Regardless of whether this study is accurate, it has made me wonder what the Earth would have looked like with 25% more water. How much of a sea-level rise would that represent?

Obviously this would be a fairly complex equation since terrain is not uniform in contour. Less land is displacing every new layer of water you ade, compared to a lower layer of water.

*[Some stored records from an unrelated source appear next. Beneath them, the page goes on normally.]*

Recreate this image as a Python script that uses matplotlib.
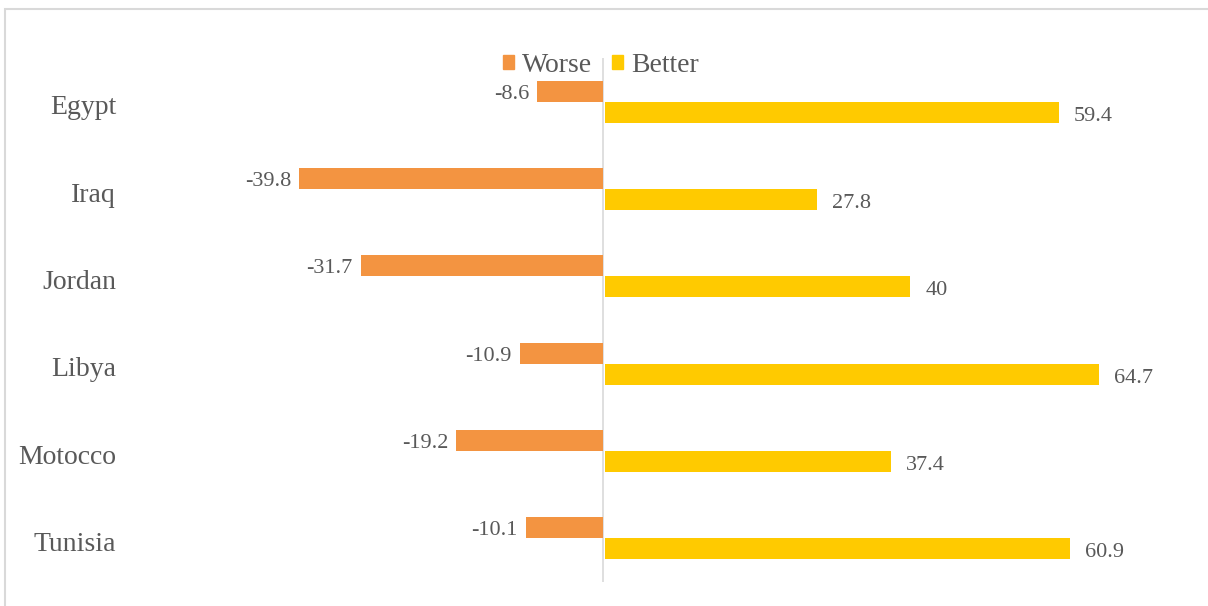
import numpy as np
import matplotlib
matplotlib.use('Agg')
import matplotlib.pyplot as plt
from matplotlib.patches import Patch, Rectangle

countries = ['Egypt', 'Iraq', 'Jordan', 'Libya', 'Motocco', 'Tunisia']
worse = [-8.6, -39.8, -31.7, -10.9, -19.2, -10.1]
better = [59.4, 27.8, 40, 64.7, 37.4, 60.9]
worse_labels = ['-8.6', '-39.8', '-31.7', '-10.9', '-19.2', '-10.1']
better_labels = ['59.4', '27.8', '40', '64.7', '37.4', '60.9']

c_worse = '#F39441'
c_better = '#FFCA00'
txt = '#595959'
plt.rcParams['font.family'] = ['Liberation Serif', 'DejaVu Serif']

W, H = 1208, 606
fig = plt.figure(figsize=(W / 100, H / 100), dpi=100)
# chart border
fig.patches.append(Rectangle((5 / W, -0.1), 1.2, 1 - 9 / H + 0.1, transform=fig.transFigure,
                             fill=False, edgecolor='#D9D9D9', linewidth=1.5))

ax = fig.add_axes([221 / W, 1 - 582 / H, 932 / W, 524 / H])
y = np.arange(len(countries))
h = 0.24
ax.barh(y - h / 2, worse, height=h, color=c_worse, label='Worse')
ax.barh(y + h / 2, better, height=h, left=0.25, color=c_better, label='Better')
ax.axvline(0, color='#D9D9D9', linewidth=1.2, zorder=0)

ax.set_xlim(-50, 72)
ax.set_ylim(5.5, -0.5)
for s in ax.spines.values():
    s.set_visible(False)
ax.set_xticks([])
ax.set_yticks([])

for i in range(len(countries)):
    ax.annotate(worse_labels[i], (worse[i], y[i] - h / 2), xytext=(-8, -3), textcoords='offset pixels',
                ha='right', va='center', fontsize=16, color=txt)
    ax.annotate(better_labels[i], (better[i], y[i] + h / 2), xytext=(17, -4), textcoords='offset pixels',
                ha='left', va='center', fontsize=16, color=txt)
    ax.annotate(countries[i], (0, y[i]), xycoords=('figure fraction', 'data'),
                xytext=(116, -6), textcoords='offset pixels',
                ha='right', va='center', fontsize=20, color=txt)

handles = [Patch(color=c_worse, label='Worse'), Patch(color=c_better, label='Better')]
fig.legend(handles=handles, loc='center', bbox_to_anchor=(601 / W, 1 - 65 / H), ncol=2,
           frameon=False, fontsize=20, handlelength=0.4, handleheight=0.4,
           handletextpad=0.3, columnspacing=0.7, labelcolor=txt, borderpad=0)

fig.savefig('out.png', dpi=100)
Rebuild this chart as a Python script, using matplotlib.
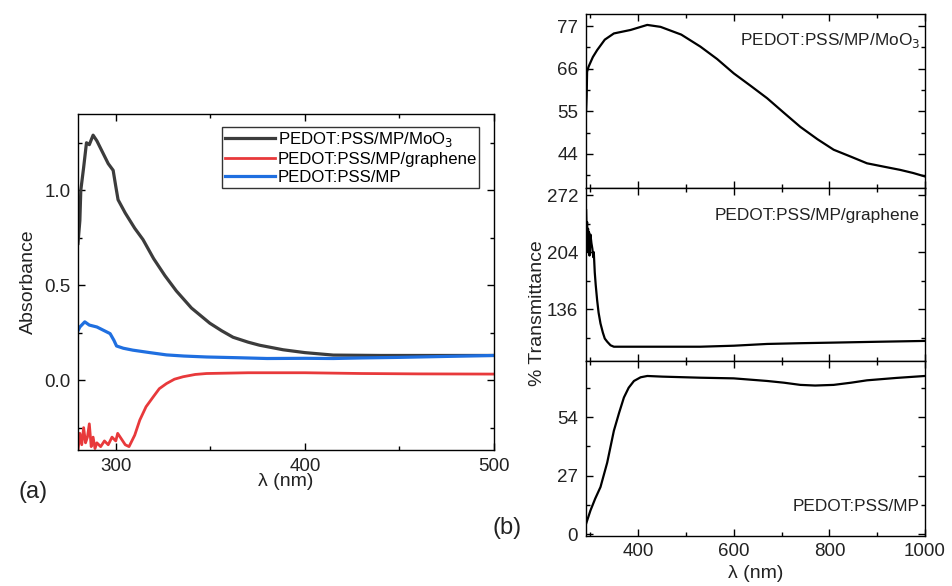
import numpy as np
import matplotlib
matplotlib.use("Agg")
import matplotlib.pyplot as plt

plt.rcParams["font.family"] = ["Liberation Sans", "DejaVu Sans"]
plt.rcParams["xtick.direction"] = "in"
plt.rcParams["ytick.direction"] = "in"

# (a) Absorbance spectra
wl_moo3 = [280, 281, 281.5, 283, 284.5, 286, 288, 290, 293, 296, 298.6, 300, 301.2, 305, 310,
           314.4, 320, 326, 332, 340, 349.7, 356, 362, 370, 376, 388.5, 400, 415, 440, 470, 500]
abs_moo3 = [0.72, 0.84, 1.0, 1.12, 1.25, 1.24, 1.29, 1.26, 1.2, 1.14, 1.105, 1.02, 0.95, 0.88, 0.8,
            0.74, 0.64, 0.55, 0.47, 0.38, 0.30, 0.26, 0.226, 0.20, 0.184, 0.16, 0.145, 0.132, 0.13, 0.13, 0.13]

wl_mp = [280, 281, 283.6, 286, 290, 294, 297, 299, 300.4, 304, 309, 318, 326.8, 336, 348,
         365, 380, 400, 415, 430, 450, 475, 500]
abs_mp = [0.26, 0.28, 0.307, 0.29, 0.28, 0.26, 0.245, 0.21, 0.18, 0.168, 0.158, 0.145, 0.133, 0.127, 0.122,
          0.118, 0.114, 0.115, 0.114, 0.117, 0.12, 0.125, 0.13]

wl_gr = [280, 281, 282, 283, 284, 285, 286, 287, 288, 289, 290, 292, 294, 296, 298, 300, 301,
         303, 305, 307, 308, 310, 312.7, 316, 319.8, 323, 326.8, 331, 335.6, 342, 348, 370, 400, 430, 460, 500]
abs_gr = [-0.37, -0.28, -0.34, -0.25, -0.33, -0.3, -0.23, -0.35, -0.3, -0.36, -0.33, -0.35, -0.32, -0.34,
          -0.3, -0.32, -0.28, -0.31, -0.34, -0.35, -0.33, -0.29, -0.21, -0.14, -0.088, -0.045, -0.018,
          0.005, 0.018, 0.03, 0.035, 0.039, 0.039, 0.035, 0.033, 0.032]

# (b) Transmittance spectra
wl_t = [291, 292, 293, 296, 305, 314, 330, 349, 384, 418.8, 446.6, 490, 530, 565, 599.8, 635,
        669.5, 705, 739, 775, 808.8, 845, 878.5, 915, 948, 975, 1000]
t_moo3 = [55.4, 58.8, 65.2, 66.5, 69.0, 70.8, 73.5, 75.1, 76.0, 77.3, 76.8, 74.8, 71.7, 68.5, 64.8, 61.6,
          58.4, 54.6, 51.0, 47.8, 45.1, 43.3, 41.6, 40.7, 39.9, 39.1, 38.2]

wl_t_gr = [291, 292, 293, 294, 295, 296, 297, 298, 300, 302, 304, 306, 307, 309, 311, 314, 317,
           321, 326, 330, 335, 342, 349, 400, 530, 600, 669.6, 740, 808.8, 900, 1000]
t_gr = [254, 226, 240, 205, 232, 210, 228, 200, 225, 215, 208, 198, 204, 180, 165, 146.7, 132,
        119, 108, 101, 97.3, 93, 91.3, 91.3, 91.3, 92.5, 94.6, 95.5, 96.2, 97.2, 98.2]

wl_t_mp = [291, 300, 310, 321, 335, 349, 360, 370, 380, 391, 405, 419, 450, 530, 599.8, 669.6,
           705, 739, 770, 808.8, 845, 878.5, 940, 1000]
t_mp = [5, 11, 16.5, 21.8, 33, 47.7, 56, 63, 67.5, 70.6, 72.3, 72.9, 72.6, 72.1, 71.8, 70.6,
        69.8, 68.8, 68.5, 68.8, 69.8, 70.9, 72.0, 72.9]

fig = plt.figure(figsize=(9.52, 5.86), dpi=100)
txt = "#222222"

def style(ax):
    ax.tick_params(which="both", top=True, right=True, labelsize=13.5, colors="black",
                   labelcolor=txt, pad=5.5)
    ax.tick_params(which="major", length=5, width=1)
    ax.tick_params(which="minor", length=3, width=1)
    for s in ax.spines.values():
        s.set_linewidth(1)

# panel (a)
ax = fig.add_axes([0.0819, 0.232, 0.437, 0.573])
ax.plot(wl_moo3, abs_moo3, color="#3c3c3c", lw=2.3, label="PEDOT:PSS/MP/MoO$_3$")
ax.plot(wl_gr, abs_gr, color="#e8393b", lw=2.0, label="PEDOT:PSS/MP/graphene")
ax.plot(wl_mp, abs_mp, color="#1f6fe0", lw=2.3, label="PEDOT:PSS/MP")
ax.set_xlim(280, 500)
ax.set_ylim(-0.368, 1.4)
ax.set_xticks([300, 400, 500])
ax.set_xticks([350, 450], minor=True)
ax.set_yticks([0.0, 0.5, 1.0])
ax.set_yticks([-0.25, 0.25, 0.75, 1.25], minor=True)
style(ax)
ax.set_ylabel("Absorbance", fontsize=14, color=txt, labelpad=5)
ax.set_xlabel("λ (nm)", fontsize=14, color=txt, labelpad=-1)
leg = ax.legend(loc="upper right", bbox_to_anchor=(0.965, 0.962), fontsize=12.1, frameon=True,
                fancybox=False, edgecolor="black", borderpad=0.15, handlelength=3.0,
                handletextpad=0.15, labelspacing=0.2, borderaxespad=0)
leg.get_frame().set_linewidth(1)
fig.text(33 / 952, 1 - 492 / 586, "(a)", fontsize=17, ha="center", va="center", color=txt)

# panel (b)
ax1 = fig.add_axes([0.6152, 0.679, 0.3565, 0.297])
ax2 = fig.add_axes([0.6152, 0.384, 0.3565, 0.295], sharex=ax1)
ax3 = fig.add_axes([0.6152, 0.0858, 0.3565, 0.2982], sharex=ax1)

ax1.plot(wl_t, t_moo3, color="black", lw=1.6)
ax1.set_ylim(35.2, 80.1)
ax1.set_yticks([44, 55, 66, 77])
ax1.set_yticks([38.5, 49.5, 60.5, 71.5], minor=True)

ax2.plot(wl_t_gr, t_gr, color="black", lw=1.6)
ax2.set_ylim(74.3, 280.4)
ax2.set_yticks([136, 204, 272])
ax2.set_yticks([102, 170, 238], minor=True)

ax3.plot(wl_t_mp, t_mp, color="black", lw=1.6)
ax3.set_ylim(-0.6, 79.8)
ax3.set_yticks([0, 27, 54])
ax3.set_yticks([13.5, 40.5, 67.5], minor=True)

ax3.set_xlim(290, 1000)
ax3.set_xticks([400, 600, 800, 1000])
ax3.set_xticks([300, 500, 700, 900], minor=True)

for a in (ax1, ax2, ax3):
    style(a)
for a in (ax1, ax2):
    a.tick_params(labelbottom=False)

ax1.text(0.985, 0.85, "PEDOT:PSS/MP/MoO$_3$", transform=ax1.transAxes, ha="right", va="center",
         fontsize=12.4, color=txt)
ax2.text(0.985, 0.84, "PEDOT:PSS/MP/graphene", transform=ax2.transAxes, ha="right", va="center",
         fontsize=12.4, color=txt)
ax3.text(0.985, 0.17, "PEDOT:PSS/MP", transform=ax3.transAxes, ha="right", va="center",
         fontsize=12.4, color=txt)

ax3.set_xlabel("λ (nm)", fontsize=14, color=txt, labelpad=3)
fig.text(537 / 952, 1 - 313 / 586, "% Transmittance", rotation=90, fontsize=14,
         ha="center", va="center", color=txt)
fig.text(507 / 952, 1 - 528 / 586, "(b)", fontsize=17, ha="center", va="center", color=txt)

fig.savefig("out.png", dpi=100)
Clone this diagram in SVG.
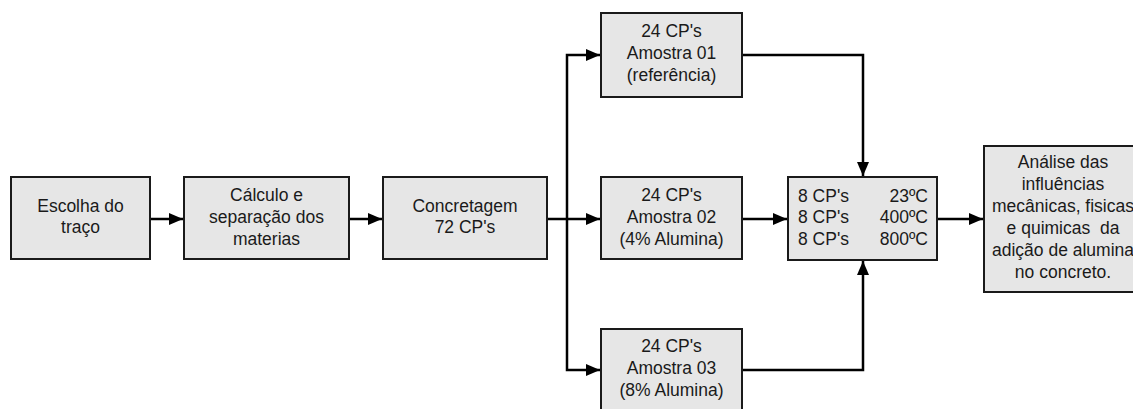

So (in addition to any changes from the radius of the sphere increasing) there should be a decreasing amount of average sea level increase per unit of water volume, until all land is covered.

I've looked to FloodMap.net for an answer, but they don't seem to provide the amount of water volume, at least, not to free users.

Curious if there is an open source code library that can handle this kind of calculation, or if there is a simple formula that would get us within a reasonable margin of error (i.e. it would provide a sea level that could be plugged into FloodMap to show what shorelines would look like under 25% more water, given today's continents).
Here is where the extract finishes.